Scientific classification
- Kingdom: Animalia
- Phylum: Cnidaria
- Subphylum: Anthozoa
- Class: Hexacorallia
- Order: Ceriantharia
- Family: Cerianthidae
- Genus: Cerianthus
- Species: C. membranaceus
- Binomial name: Cerianthus membranaceus (Gmelin, 1791)
- Synonyms: List Actinia elongata Grube, 1840; Actinia cylindrica Renier, 1807; Actinia vestita Renier, 1807; Cereus cupreus Ilmoni, 1830; Cerianthus actinioideus Delle Chiaje, 1841; Cerianthus cornucopia Delle Chiaje, 1841; Cerianthus cylindricus (Renier, 1807); Cerianthus membraneux; Cerianthus nans Andres, 1881; Cerianthus vestitus (Renier, 1807); Moschata rhododactyla Renier in de Blainville, 1830; Saccanthus purpurescens Milne Edwards, 1857; Tubularia membranacea Gmelin, 1791;

= Cerianthus membranaceus =

- Authority: (Gmelin, 1791)
- Conservation status: LC
- Synonyms: Actinia elongata Grube, 1840, Actinia cylindrica Renier, 1807, Actinia vestita Renier, 1807, Cereus cupreus Ilmoni, 1830, Cerianthus actinioideus Delle Chiaje, 1841, Cerianthus cornucopia Delle Chiaje, 1841, Cerianthus cylindricus (Renier, 1807), Cerianthus membraneux, Cerianthus nans Andres, 1881, Cerianthus vestitus (Renier, 1807), Moschata rhododactyla Renier in de Blainville, 1830, Saccanthus purpurescens Milne Edwards, 1857, Tubularia membranacea Gmelin, 1791

Species of sea anemone

Cerianthus membranaceus, the cylinder anemone or coloured tube anemone, is a species of large, tube-dwelling anemone in the family Cerianthidae. It is native to the Mediterranean Sea and adjoining parts of the northeastern Atlantic Ocean.

==Description==
Cerianthus membranaceus is a large, tube-dwelling anemone. The oral disc can have a diameter of up to 40 cm. There are two whorls of tentacles, amounting to about two hundred tentacles in all. Those in the outer whorl are long and slender and armed with cnidocytes (stinging cells) and are used for catching prey. Tentacles in the inner whorl are shorter and function to transfer captured food to the central mouth. The tentacles are sometimes banded and come in an array of colours; white, yellow, orange, green, brown, blue, black, purple and violet. The colour of the inner whorl often contrasts with that of the outer whorl.

The column of this tube anemone secretes mucus in which is embedded a unique type of cnidocytes that mesh together to form a fibrous structure. Sand and other particles adhere to this and it forms a leathery, protective tube up to 40 cm in length. There is no pedal attachment and the lower end of the tube is buried in the soft substrate. The tube is open at the base which allows for escape of water when the animal retreats into the tube.
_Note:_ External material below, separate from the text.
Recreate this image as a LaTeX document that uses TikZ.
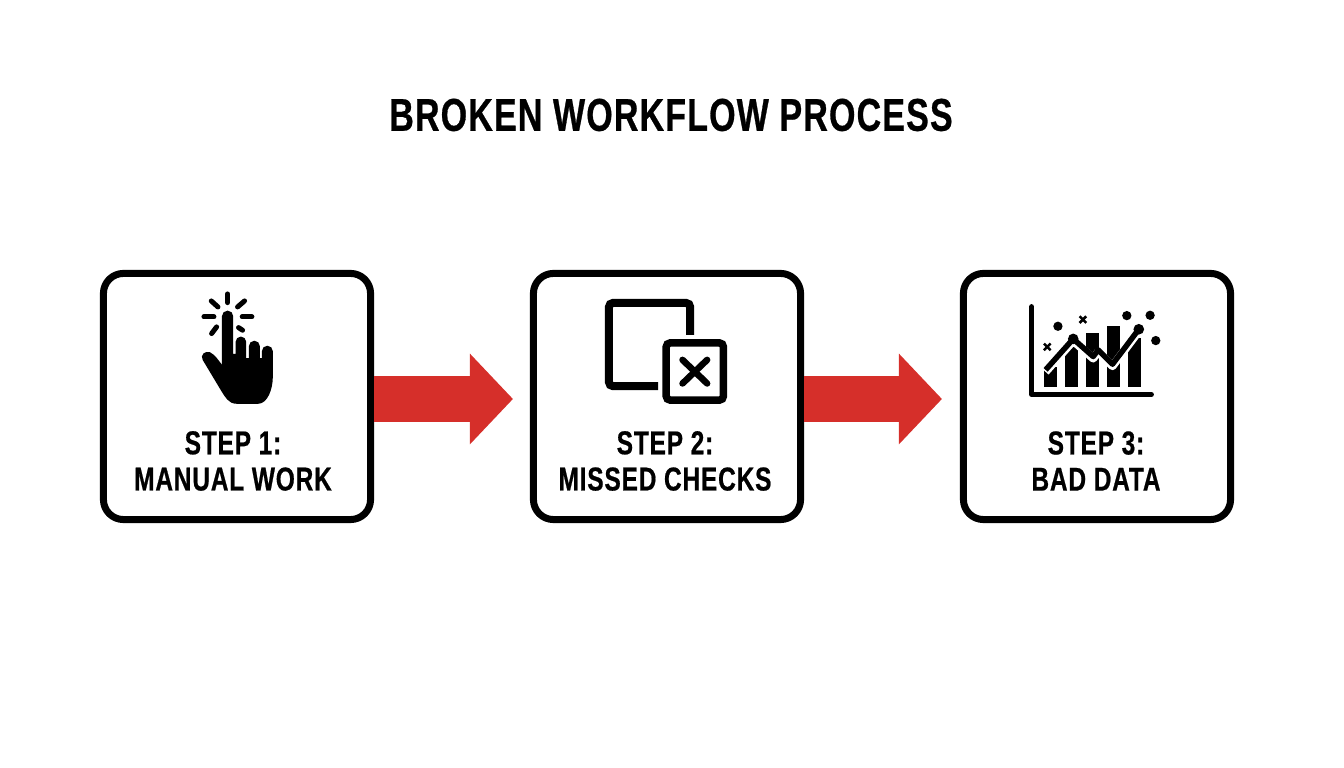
\documentclass[tikz,border=0pt]{standalone}
\usepackage{fontspec}
\setmainfont{Liberation Sans}[FakeStretch=0.74, LetterSpace=2.5, BoldFeatures={FakeBold=0.6}]
\usetikzlibrary{arrows, arrows.meta}
\definecolor{flowred}{HTML}{D62F2A}
\tikzset{
  stepbox/.style={draw, rounded corners=0.2cm, line width=0.07cm, minimum width=2.67cm, minimum height=2.46cm, inner sep=0pt},
  steplabel/.style={align=center, inner sep=0pt, font=\bfseries\fontsize{9.4}{10.3}\selectfont},
  flowarrow/.style={draw=flowred, line width=0.46cm, -{Triangle[length=0.43cm, width=0.88cm]}},
  spark/.style={line width=0.05cm, line cap=round},
  iconline/.style={line width=0.08cm},
  chartline/.style={line width=0.055cm, line join=round},
  chartmark/.style={line width=0.025cm}
}
\begin{document}
\begin{tikzpicture}[x=0.01cm, y=-0.01cm]
    \useasboundingbox (0,0) rectangle (1344,768);

    \node[inner sep=0pt, font=\bfseries\fontsize{13.07}{14}\selectfont] (title) at (671,115) {BROKEN WORKFLOW PROCESS};

    \coordinate (tip1) at (513,399);
    \coordinate (tip2) at (942,399);

    \node[stepbox] (step1) at (237,396.5) {};
    \node[stepbox] (step2) at (667,396.5) {};
    \node[stepbox] (step3) at (1097,396.5) {};

    \draw[flowarrow] (step1.east |- tip1) -- (tip1);
    \draw[flowarrow] (step2.east |- tip2) -- (tip2);

    \node[steplabel] (label1) at (233,461) {STEP 1:\\MANUAL WORK};
    \node[steplabel] (label2) at (665,461) {STEP 2:\\MISSED CHECKS};
    \node[steplabel] (label3) at (1096,461) {STEP 3:\\BAD DATA};

    % hand
    \begin{scope}[shift={(180,280)}, x=0.00333cm, y=-0.00333cm]
      \fill (126,255) -- (126,109) arc[start angle=180, end angle=360, radius=17] -- (160,222) -- (167,222)
        -- (167,186) arc[start angle=180, end angle=360, radius=16] -- (199,235) -- (207,235)
        -- (207,199) arc[start angle=180, end angle=360, radius=16.5] -- (240,235) -- (246,235)
        -- (246,214) arc[start angle=180, end angle=360, radius=16.5] -- (279,290)
        .. controls (279,330) and (262,372) .. (235,372) -- (170,372)
        .. controls (145,372) and (135,350) .. (125,335) -- (68,240)
        .. controls (60,225) and (75,212) .. (90,217)
        .. controls (105,225) and (115,240) .. (126,255) -- cycle;
      \draw[spark] (143,42) -- (143,68);
      \draw[spark] (72,111) -- (102,111);
      \draw[spark] (187,111) -- (216,111);
      \draw[spark] (94,63) -- (114,81);
      \draw[spark] (194,63) -- (173,81);
      \draw[spark] (110,141) -- (95,161);
      \draw[spark] (176,143) -- (188,151);
    \end{scope}

    % overlapping squares
    \begin{scope}[shift={(590,285)}, x=0.00333cm, y=-0.00333cm]
      \draw[iconline, rounded corners=0.04cm] (301,150) -- (301,54) -- (57,54) -- (57,304) -- (205,304);
      \draw[iconline, line width=0.075cm, rounded corners=0.04cm] (229,174) rectangle (401,346);
      \draw[iconline, line width=0.065cm, line cap=round] (278,225) -- (352,296);
      \draw[iconline, line width=0.065cm, line cap=round] (352,225) -- (278,296);
    \end{scope}

    % chart
    \begin{scope}[shift={(1015,295)}, x=0.00333cm, y=-0.00333cm]
      \draw[line width=0.05cm, line cap=round, line join=round] (50,35) -- (50,299) -- (410,299);
      \fill (88,215) rectangle (127,277);
      \fill (150,155) rectangle (190,277);
      \fill (213,115) rectangle (253,277);
      \fill (276,92) rectangle (315,277);
      \fill (339,130) rectangle (378,277);
      \draw[chartline, white, line width=0.08cm] (92,231) -- (175,138) -- (235,191) -- (250,171) -- (293,214) -- (372,109);
      \draw[chartline] (92,225) -- (175,132) -- (235,185) -- (250,165) -- (293,208) -- (372,103);
      \fill (175,132) circle[radius=16];
      \fill (372,103) circle[radius=16];
      \fill (129,94) circle[radius=14];
      \fill (336,62) circle[radius=14];
      \fill (406,61) circle[radius=14];
      \fill (423,137) circle[radius=14];
      \draw[chartmark] (87,146) -- (107,166);
      \draw[chartmark] (107,146) -- (87,166);
      \draw[chartmark] (194,64) -- (214,84);
      \draw[chartmark] (214,64) -- (194,84);
    \end{scope}
\end{tikzpicture}
\end{document}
==Distribution and habitat==
Cerianthus membranaceus is found on the seabed in shallow water in the Mediterranean Sea, the northern Adriatic Sea and the northeastern Atlantic Ocean, its range extending as far north as Britain. It occurs on sandy or silty substrates where its tube is buried vertically in the sediment. In the Mediterranean, it principally occurs in areas with high levels of organic matter, such as in zones of pollution off Marseille, where it is present at high densities throughout the year.

==Ecology==
The tentacles of Cerianthus membranaceus do not retract, but the whole animal can retreat into its tube. As it does so, some of the tentacles grip the rim and pull the tube closed behind it, effectively making it disappear from view. The tube is normally a permanent home, but if the anemone is disturbed from below, as by a burrowing sea urchin, it can eject itself from its tube, move to a new location and secrete a new tube.
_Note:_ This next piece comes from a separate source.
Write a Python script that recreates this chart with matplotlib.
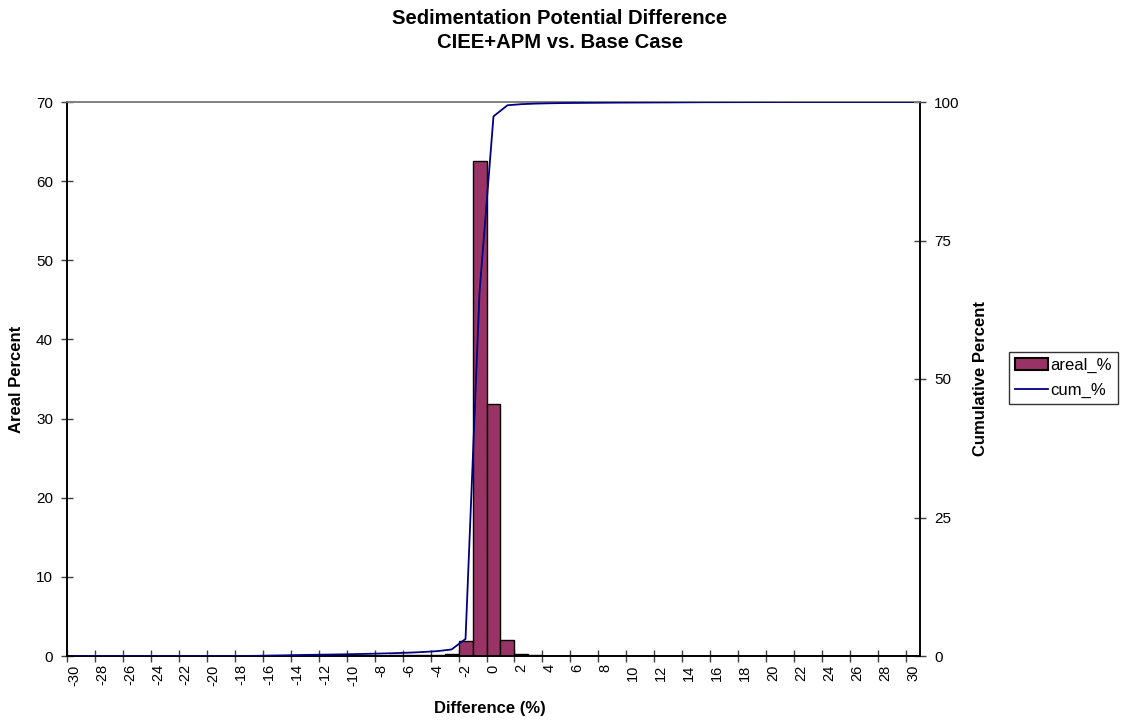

Cerianthus membranaceus feeds on small fish and planktonic organisms which it catches with its tentacles. It is a protandrous hermaphrodite, starting life as a male and becoming a female later. The gametes are liberated into the sea and after fertilisation, the developing larvae drift with the plankton for a long time before settling on the seabed and undergoing metamorphosis into juvenile polyps.

The tube is used as a refuge by many commensal organisms, especially polychaete worms and shrimps. The horseshoe worm, Phoronis australis, often attaches itself to the outside of the tube. There may be twenty to fifty horseshoe worms associated with one tube anemone.

The lifespan of C. membranaceus in the wild is not known, but some individuals have been occupants of a tank in Naples Aquarium for more than fifty years.